Al Qur’a al Karim yang merupakan sumber primer dalam ajaran Islam sama sekali tidak memuat kerangka teknis tentang format bernegara.[3] Harun Nasution[4] menyatakan bahwa,  “baik  sistem  pemerintahan  maupun pembentukannya tidak ada ayat di dalam al Qur’an yang menyebutnya secara tegas”. Agar masyarakat tidak terhambat nilai dinamika dan dinamisnya, maka yang diperlukan adalah prinsip-prinsip dan dasar-dasar yang melandasi kehidupan bermasyarakat dan berbangsa sesuai dengan perkembangan zaman.

Nabi Muhammad saw. sebagai pembawa misi kenabian  dengan bekal wahyu telah bertindak sesuai dengan kapasitasnya sebagai tokoh agama dan kepala negara. Ia menerima wahyu yang bersifat nilai-nilai dan prinsip dasar, lalu dikembangkan secara oprasional kemasyarakatan untuk bertindak tidak hanya sebagai penyebar kalimat tauhid, sumber hukum dan keteladanan. Akan tetapi lebih dari itu Nabi saw. mengorganisir masyarakat agar terbentuk komunitas yang mandiri dan berdaulat dengan ciri ideologi dan teologi yang khas.

Dua periode besar sejak Nabi Muhammad saw mengemban tugas sebagi nabi dan rasul sekaligus mulai menerima wahyu pertama di guwa Hira’ (lima ayat pertama surat al ‘Alaq).  Pertama, periode Mekkah, selama tiga belas tahun Nabi Muhammad saw. di kota Mekkah menyebarkan kalimat tauhid melalui dua strategi. Pertama, Nabi saw. menyebarkan misinya secara sembunyi (sirriyah) tidak berani menampakan diri  kepada publik, hanya dari rumah penduduk ke rumah lainnya  (door to door). Kedua, Nabi Muhammad saw. mendapat intruksi dari Allah SWT untuk berdakwah secara terang-terangan (jahriyah).

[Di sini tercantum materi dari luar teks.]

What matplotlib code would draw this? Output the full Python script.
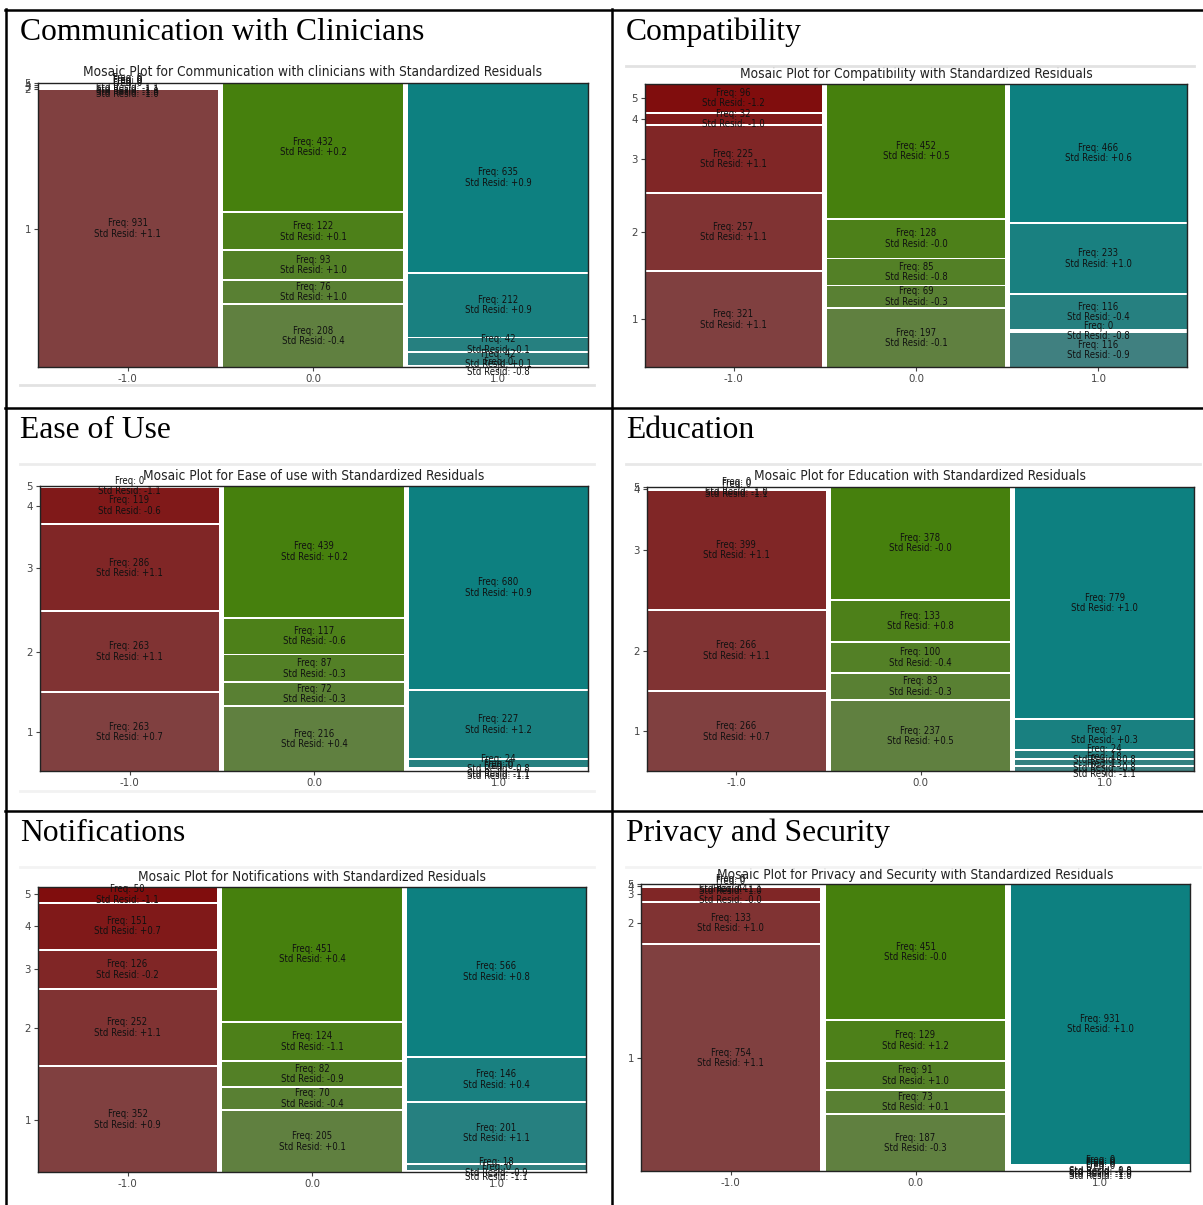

Kedua, periode Madinah, yaitu sejak Nabi Muhammad saw pindah ke Madinah tahun 622 M. sampai ia wafat. di Madinah mereka mempunyai kedudukan yang baik dan segera merupakan umat yang kuat dan dapat berdiri sendiri[5]. D. B. Macdonald  menyatakan bahwa, “Di sini, Madinah telah terbentuk negara Islam pertama dan telah diletakkan dasar-dasar politik bagi perundang-undangan Islam”.[6] Dengan demikian jelas bahwa Islam bukan sekedar kepercayaan dan agama individual, namun ia meniscayakan suatu bangunan masyarakan yang independen. Islam mempunyai metode tersendiri dengan sistem pemerintahan, perundang-undangan dan institusi.

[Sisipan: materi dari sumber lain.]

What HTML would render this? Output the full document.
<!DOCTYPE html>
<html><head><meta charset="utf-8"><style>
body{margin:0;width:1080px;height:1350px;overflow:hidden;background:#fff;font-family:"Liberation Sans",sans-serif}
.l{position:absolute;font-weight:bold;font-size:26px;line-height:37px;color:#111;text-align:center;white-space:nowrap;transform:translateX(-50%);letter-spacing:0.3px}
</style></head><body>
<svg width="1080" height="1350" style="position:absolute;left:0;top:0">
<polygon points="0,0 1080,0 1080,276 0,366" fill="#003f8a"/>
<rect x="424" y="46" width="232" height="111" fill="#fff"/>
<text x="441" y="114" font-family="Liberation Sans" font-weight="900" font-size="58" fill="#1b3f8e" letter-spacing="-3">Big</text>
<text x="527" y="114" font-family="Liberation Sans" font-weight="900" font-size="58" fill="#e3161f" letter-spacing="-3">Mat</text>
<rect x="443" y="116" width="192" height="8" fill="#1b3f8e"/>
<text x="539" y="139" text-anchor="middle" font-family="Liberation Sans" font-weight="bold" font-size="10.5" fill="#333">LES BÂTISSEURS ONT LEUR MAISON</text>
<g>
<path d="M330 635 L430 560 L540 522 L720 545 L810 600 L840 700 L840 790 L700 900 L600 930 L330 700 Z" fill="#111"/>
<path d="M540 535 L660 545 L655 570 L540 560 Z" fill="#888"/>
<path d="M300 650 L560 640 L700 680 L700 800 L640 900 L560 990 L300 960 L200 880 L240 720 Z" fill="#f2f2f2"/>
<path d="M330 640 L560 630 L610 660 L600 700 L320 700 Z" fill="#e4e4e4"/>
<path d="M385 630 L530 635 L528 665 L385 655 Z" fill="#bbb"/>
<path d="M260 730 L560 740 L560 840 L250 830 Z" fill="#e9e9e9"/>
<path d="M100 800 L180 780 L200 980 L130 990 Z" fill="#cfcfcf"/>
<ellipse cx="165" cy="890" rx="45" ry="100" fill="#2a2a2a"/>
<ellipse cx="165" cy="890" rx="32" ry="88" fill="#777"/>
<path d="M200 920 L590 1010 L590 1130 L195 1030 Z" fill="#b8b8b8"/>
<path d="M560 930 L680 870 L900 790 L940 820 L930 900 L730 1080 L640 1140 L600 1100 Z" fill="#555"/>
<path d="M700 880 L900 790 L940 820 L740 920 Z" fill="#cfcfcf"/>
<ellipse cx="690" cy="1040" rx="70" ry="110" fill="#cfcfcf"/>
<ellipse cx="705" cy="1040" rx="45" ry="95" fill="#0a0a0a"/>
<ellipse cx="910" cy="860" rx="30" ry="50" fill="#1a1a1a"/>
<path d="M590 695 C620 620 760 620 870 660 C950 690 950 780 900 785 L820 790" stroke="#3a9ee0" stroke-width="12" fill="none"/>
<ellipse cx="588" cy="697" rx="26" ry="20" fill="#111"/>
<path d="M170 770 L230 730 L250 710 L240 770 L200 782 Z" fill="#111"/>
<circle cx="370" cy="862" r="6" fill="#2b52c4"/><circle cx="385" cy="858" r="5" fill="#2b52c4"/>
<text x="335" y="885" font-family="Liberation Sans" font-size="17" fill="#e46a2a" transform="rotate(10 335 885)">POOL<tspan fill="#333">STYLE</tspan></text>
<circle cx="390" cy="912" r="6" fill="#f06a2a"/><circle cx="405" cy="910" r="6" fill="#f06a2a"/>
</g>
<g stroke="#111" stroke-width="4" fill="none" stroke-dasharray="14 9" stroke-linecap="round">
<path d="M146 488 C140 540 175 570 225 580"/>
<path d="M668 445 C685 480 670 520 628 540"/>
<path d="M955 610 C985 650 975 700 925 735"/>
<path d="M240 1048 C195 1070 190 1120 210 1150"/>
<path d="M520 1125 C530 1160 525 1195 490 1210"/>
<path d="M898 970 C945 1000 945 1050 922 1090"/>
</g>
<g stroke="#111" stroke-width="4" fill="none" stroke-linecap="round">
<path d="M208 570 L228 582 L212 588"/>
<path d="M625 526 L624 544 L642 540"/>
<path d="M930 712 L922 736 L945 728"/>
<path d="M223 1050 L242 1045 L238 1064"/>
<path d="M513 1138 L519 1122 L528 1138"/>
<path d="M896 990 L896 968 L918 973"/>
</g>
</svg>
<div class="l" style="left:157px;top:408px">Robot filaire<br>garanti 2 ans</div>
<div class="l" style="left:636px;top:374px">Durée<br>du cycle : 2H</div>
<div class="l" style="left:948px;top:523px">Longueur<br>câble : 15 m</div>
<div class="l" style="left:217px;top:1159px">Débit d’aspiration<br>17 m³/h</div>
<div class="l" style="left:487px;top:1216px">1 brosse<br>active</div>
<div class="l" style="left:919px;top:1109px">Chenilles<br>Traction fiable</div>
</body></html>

Masyarakat yang plural dan multi etnis telah diikat oleh Nabi Muhammad saw dengan sebuah ikatan dan perjanjian tentang hidup beragama, bermasyarakat, berkelompok, berbangsa dan bernegara. Dengan ikatan yang dikonsep dan menjadi ketetapan Nabi saw. untuk seluruh kelompok masyarakat Madinah telah mengikat masyarakat dengan model “kontrak sosial” yang merupakan kesepakatan bersama.  Dalam Piagam Madinah tersebut dapat mengcover seluruh kelompok etnis, suku dan agama penduduk Madinah.

PIAGAM MADINAH SEBAGAI KONSTITUSI ISLAM

Piagam Madinah merupakan sejarah pertama dalam konstitusi Islam dalam mencapai konsensus bersama dalam masyarakat yang majemuk dan plural adalah inisiatif dan ketetapan Nabi Muhammad saw untuk mengorganisir dan mempersatukan umat manusia sebagai umat yang satu (ummat wahidah) .

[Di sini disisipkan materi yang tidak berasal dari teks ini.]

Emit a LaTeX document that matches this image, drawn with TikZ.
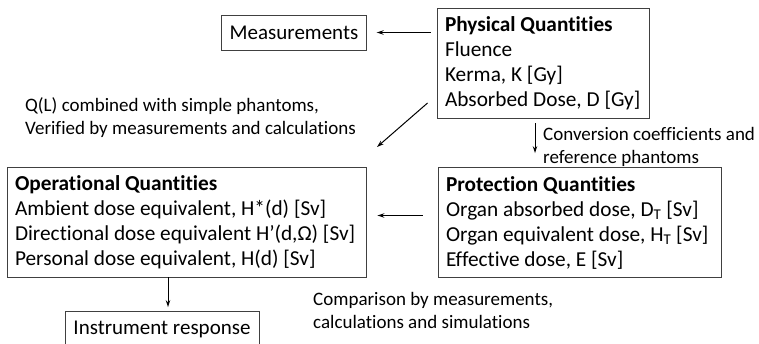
\documentclass[tikz,border=0pt]{standalone}
\usepackage{fontspec}
\setmainfont{Carlito}[Ligatures=NoCommon]
\usetikzlibrary{arrows.meta}

\tikzset{
    qbox/.style={draw=black!75, line width=0.9pt, align=flush left, inner xsep=8pt, inner ysep=0pt,
        minimum height=110pt, font=\fontsize{21.3}{25}\selectfont},
    sbox/.style={draw=black!75, line width=0.9pt, minimum height=35pt, inner xsep=8pt,
        font=\fontsize{21}{25}\selectfont},
    lbl/.style={align=flush left, anchor=west, inner sep=0pt, font=\fontsize{19}{23}\selectfont},
    conn/.style={->, >={Stealth[length=7pt,width=4.5pt]}, line width=1pt}
}

\begin{document}
\begin{tikzpicture}[x=1pt, y=-1pt]
        \useasboundingbox (0,0) rectangle (759,343);

        % Draw nodes
        \node[sbox, minimum width=144pt] (meas) at (294,32.5) {Measurements};
        \node[qbox, text width=196pt] (phys) at (543,63) {\textbf{Physical Quantities}\\Fluence\\Kerma, K [Gy]\\Absorbed Dose, D [Gy]};
        \node[qbox, text width=343pt] (oper) at (186.5,222) {\textbf{Operational Quantities}\\Ambient dose equivalent, H*(d) [Sv]\\Directional dose equivalent H’(d,Ω) [Sv]\\Personal dose equivalent, H(d) [Sv]};
        \node[qbox, text width=267pt] (prot) at (579.5,222.5) {\textbf{Protection Quantities}\\Organ absorbed dose, D\textsubscript{T} [Sv]\\Organ equivalent dose, H\textsubscript{T} [Sv]\\Effective dose, E [Sv]};
        \node[sbox, minimum width=194pt] (instr) at (162,329) {Instrument response};

        % Draw labels
        \node[lbl] (qltext) at (25,118) {Q(L) combined with simple phantoms,\\Verified by measurements and calculations};
        \node[lbl] (convtext) at (543,147) {Conversion coefficients and\\reference phantoms};
        \node[lbl] (comptext) at (313,310) {Comparison by measurements,\\calculations and simulations};
        \coordinate (qlend) at (377,147);

        % Draw connections
        \draw[conn, shorten <=6pt, shorten >=10pt] (phys.west |- meas.east) -- (meas.east);
        \draw[conn] ([shift={(-9pt,-40pt)}]phys.west) -- (qlend);
        \draw[conn, shorten <=5pt, shorten >=14pt] ([xshift=-8pt]phys.south) -- ([xshift=-8pt]phys.south |- prot.north);
        \draw[conn, shorten <=15pt, shorten >=11pt] ([yshift=7pt]prot.west) -- ([yshift=7pt]prot.west -| oper.east);
        \draw[conn, shorten >=4pt] ([xshift=6pt]instr.north |- oper.south) -- ([xshift=6pt]instr.north);
    \end{tikzpicture}
\end{document}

Yatsrib adalah nama kuno dari Madinah al Munawwarah, wilayahnya merupakan daerah oasis penghasil kurma unggul dan gandum, mempunyai tanah yang subur dan air yang berlimpah serta dikelilingi dari setiap penjurunya oleh batu-batu volkanis hitam. Ketika Nabi Muhammad saw berhijrah ke Madinah keberagamaan masyarakat lebih heterogen dari pada masyarakat Mekkah. Dua suku besar dan dominan di Madinah ialah suku Aws dan Khazraj  penganut agama nenek moyang mereka yang menyembah berhala dan mempercayai roh-roh dan benda-benda yang dapat mendatangkan kebaikan atau nasib sial. Sedangkan orang-orang Yahudi yang tinggal di Madinah adalah menganut agama Yahudi yang mengajarkan monoteisme. Bahkan mereka mencela perilku orang-orang Arab yang menganut paganisme.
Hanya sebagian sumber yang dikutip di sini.